_Stated problem_
In the listing below, identify each line with the word "this" and return those lines.

_Input data_
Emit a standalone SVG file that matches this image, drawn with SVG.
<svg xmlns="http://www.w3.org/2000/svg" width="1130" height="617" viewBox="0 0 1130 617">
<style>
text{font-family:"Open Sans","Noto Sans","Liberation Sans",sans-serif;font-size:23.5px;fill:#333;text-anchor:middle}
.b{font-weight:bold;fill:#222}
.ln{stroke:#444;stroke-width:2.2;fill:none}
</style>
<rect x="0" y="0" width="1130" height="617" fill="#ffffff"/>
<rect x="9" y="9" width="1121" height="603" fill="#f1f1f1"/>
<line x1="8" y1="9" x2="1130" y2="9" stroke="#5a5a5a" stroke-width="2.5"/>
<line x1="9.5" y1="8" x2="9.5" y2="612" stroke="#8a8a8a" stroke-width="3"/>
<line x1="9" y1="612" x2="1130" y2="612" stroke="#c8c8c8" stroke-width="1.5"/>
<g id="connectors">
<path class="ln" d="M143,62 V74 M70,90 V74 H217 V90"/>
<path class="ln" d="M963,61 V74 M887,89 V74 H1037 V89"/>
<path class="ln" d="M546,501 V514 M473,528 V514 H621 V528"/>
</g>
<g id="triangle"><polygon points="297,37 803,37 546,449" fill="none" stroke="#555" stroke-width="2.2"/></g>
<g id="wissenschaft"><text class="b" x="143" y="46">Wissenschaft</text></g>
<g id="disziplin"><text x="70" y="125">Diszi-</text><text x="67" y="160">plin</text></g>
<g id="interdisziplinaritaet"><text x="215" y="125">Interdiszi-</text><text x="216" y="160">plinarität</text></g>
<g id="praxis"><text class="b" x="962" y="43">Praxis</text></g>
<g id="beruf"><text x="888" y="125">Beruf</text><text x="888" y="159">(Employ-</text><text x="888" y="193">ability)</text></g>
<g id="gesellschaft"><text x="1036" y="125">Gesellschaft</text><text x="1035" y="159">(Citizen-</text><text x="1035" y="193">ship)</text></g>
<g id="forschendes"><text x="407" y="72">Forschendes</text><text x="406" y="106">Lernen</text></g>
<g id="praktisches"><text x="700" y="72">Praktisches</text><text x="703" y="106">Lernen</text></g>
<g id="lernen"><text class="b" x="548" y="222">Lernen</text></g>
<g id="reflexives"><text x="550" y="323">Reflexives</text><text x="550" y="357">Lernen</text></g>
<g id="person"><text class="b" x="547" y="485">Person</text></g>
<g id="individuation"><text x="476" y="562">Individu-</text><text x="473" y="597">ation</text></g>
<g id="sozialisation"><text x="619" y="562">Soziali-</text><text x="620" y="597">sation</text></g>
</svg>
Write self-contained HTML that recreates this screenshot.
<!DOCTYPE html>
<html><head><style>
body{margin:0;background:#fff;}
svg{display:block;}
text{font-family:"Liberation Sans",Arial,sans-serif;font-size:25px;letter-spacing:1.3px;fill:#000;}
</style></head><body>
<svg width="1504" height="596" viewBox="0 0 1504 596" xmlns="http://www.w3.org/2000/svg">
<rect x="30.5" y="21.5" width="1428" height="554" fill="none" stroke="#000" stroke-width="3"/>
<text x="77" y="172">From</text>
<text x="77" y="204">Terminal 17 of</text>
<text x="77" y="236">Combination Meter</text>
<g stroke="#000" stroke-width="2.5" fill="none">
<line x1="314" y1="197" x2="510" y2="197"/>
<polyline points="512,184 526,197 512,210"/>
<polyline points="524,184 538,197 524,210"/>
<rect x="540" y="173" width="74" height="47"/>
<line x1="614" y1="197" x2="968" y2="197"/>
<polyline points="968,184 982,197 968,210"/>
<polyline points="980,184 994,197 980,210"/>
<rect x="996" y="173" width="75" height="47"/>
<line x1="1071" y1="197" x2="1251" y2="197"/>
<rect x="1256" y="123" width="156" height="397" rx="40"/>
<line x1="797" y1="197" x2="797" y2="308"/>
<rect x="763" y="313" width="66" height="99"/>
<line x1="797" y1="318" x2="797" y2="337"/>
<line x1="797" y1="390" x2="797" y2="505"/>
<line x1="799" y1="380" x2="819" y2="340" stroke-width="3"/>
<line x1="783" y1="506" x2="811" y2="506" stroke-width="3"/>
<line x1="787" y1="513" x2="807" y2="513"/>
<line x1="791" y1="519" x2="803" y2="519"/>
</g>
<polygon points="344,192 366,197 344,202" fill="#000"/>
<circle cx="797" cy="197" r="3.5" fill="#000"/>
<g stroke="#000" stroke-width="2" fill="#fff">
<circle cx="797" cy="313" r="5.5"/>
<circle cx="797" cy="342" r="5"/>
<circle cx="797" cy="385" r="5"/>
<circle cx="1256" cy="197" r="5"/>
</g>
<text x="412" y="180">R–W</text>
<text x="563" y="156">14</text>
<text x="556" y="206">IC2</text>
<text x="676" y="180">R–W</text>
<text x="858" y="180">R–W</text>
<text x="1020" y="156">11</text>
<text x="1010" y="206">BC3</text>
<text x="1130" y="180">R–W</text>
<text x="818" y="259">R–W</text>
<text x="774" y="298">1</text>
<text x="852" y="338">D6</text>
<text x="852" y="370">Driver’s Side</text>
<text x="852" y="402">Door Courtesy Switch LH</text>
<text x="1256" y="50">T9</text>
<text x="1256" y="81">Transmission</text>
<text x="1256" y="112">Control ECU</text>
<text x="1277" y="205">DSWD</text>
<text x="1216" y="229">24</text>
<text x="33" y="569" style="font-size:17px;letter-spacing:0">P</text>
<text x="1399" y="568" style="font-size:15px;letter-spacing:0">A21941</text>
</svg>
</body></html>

_The result_
Emit a standalone SVG file that matches this image, drawn with SVG.
Write self-contained HTML that recreates this screenshot.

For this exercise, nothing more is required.